A.G : N'y a-t-il pas plutôt quelque chose de ludique dans ce désir de participer à l'oeuvre? E.G : Cela peut paraître ludique, mais en même temps les gens peuvent être très sérieux, et les situations deviennent spontanément presque rituelles.
A.G : Mais on peut être très sérieux en jouant. J'ai l'impression que l'on revient dans ce côté magique de l'enfance, où le jeu est aussi rituel. E.G : Oui, c'est magique quand nous sommes là, complètement présents. Il y a aussi ce côté de l'être humain qui a besoin de s'affirmer en détruisant. A travers ce côté qui semble ludique, léger, il y a souvent aussi un côté cruel et subversif.
A.G : Après 1991, qu'est-ce que tu as fait? E.G : Après 1991, la guerre a commencé en Yougoslavie, et pendant quatre ans, je n'ai pas exposé. J'ai vu la vie autrement, exposer me semblait sans signification. La présence de la guerre dans le temps réel, le rôle des média, mon propre rôle...
Cette situation a contribué à ma détermination
à travailler sur des projets qui rapprochent les gens.
Ainsi, en 1995, j'ai réalisé le projet "Porte
Accatone" à l'occasion de la sortie d'un livre d'un
ami, Jean-Marie Roux, sur Jimy Hendrix. J'ai invité une
centaine de personnes, principalement des artistes, à
participer en utilisant le téléphone, le téléfax
et le courrier. 83 personnes ont répondu, de 39 villes.
Ils réalisaient les projets localement (dans le temps
réel), et ils racontaient quelle était leur situation.
Chaque participant était "l'objet" et le "sujet",
alternant entre "l'être" et le faire, accomplissant
le rôle d'un" organisateur local" aussi bien
que celui de créateur dans le cadre du réseau-événement
global.
A.G : C'est un peu du Mail Art?

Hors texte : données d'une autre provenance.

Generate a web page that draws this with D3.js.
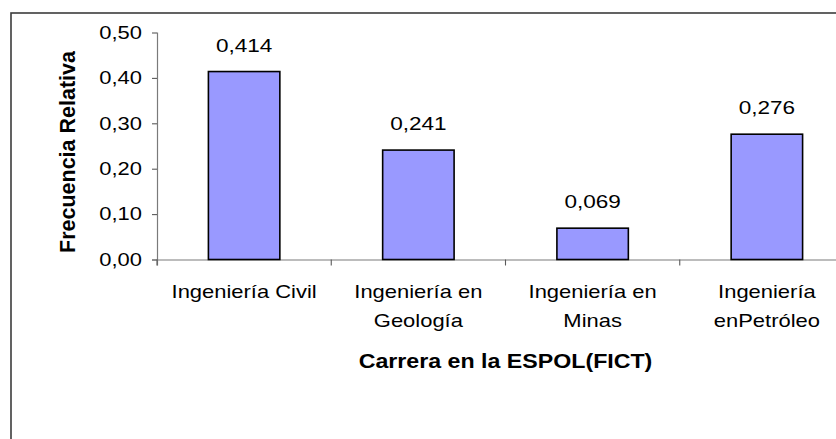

E.D : Oui, j'ai invité les artistes par courrier. Toute ma vie, depuis ma petite enfance, j'ai écrit énormément de lettres. La relation à distance était toujours très présente. Et peut-être peut-on voir ici la source de tout ce que je fais actuellement.
A.G : Quand et comment as-tu commencé tes projets d'événements Internet? E.D : En 1995, j'ai réalisé le projet "Curriculum Vitae", qui est un événement interactif résultant d'actions-modules qui se produisaient simultanément à Paris-Budapest- Skopje et Venise reliées par fax et Internet. Ensuite, en 1997, j'ai organisé l'événement "Gambit d'Eurynomé / Chaos dans l'action", avec Wolfgang Ziemer. Ce projet a réuni des équipes d'artistes dans une dizaine de villes européennes, qui étaient interconnectées par un espace virtuel sur internet. Consultez le site : http://www.koeln.heimat.de
A.G : Pourrais-tu expliquer la signification du nom de l'événement? E.D : Eurynomé
appartient à la création de l'univers dans la mythologie
grecque. Au début, il n'y a que le Chaos. Elle sort nue
du Chaos et elle est à l'origine de tout ce qui existe.
Le Chaos, donc, comme possibilité pour l'ordre suprême.
Eurynomé symbolise la création. Dans l'événement Internet Gambit d'Eurynomé, on entretient la relation avec les autres participants, et chacun est confronté à soi-même aussi. 200 artistes ont participé dans les dix villes européennes, chacun pouvait donner une proposition individuelle, et devait aussi écouter les autres. L'intérêt, c'est la relation. Il faut comprendre l'autre, pour donner un résultat qui dépasse chaque position individuelle.
A.G : Quelle est ta conclusion de cette expérience? E.D : Nous sommes ensemble
pour faire quelque chose que nous ne pouvons pas faire seul.
Il faut écouter l'autre pour établir une relation
créative. Il faut comprendre parfaitement la démarche
de l'autre pour pouvoir y contribuer d'une manière qui
va nous surprendre. C'est une forme qui utilise la relation comme
outil pour la création. Ce projet présente aussi
la possibilité d'utiliser la technologie d'une manière
nouvelle. A.G : Pourrais-tu évoquer, pour conclure, ce qui serait ta conception de l'art de la communication? E.D : L'art de la communication
, ce sont des oeuvres basées sur l'interactivité.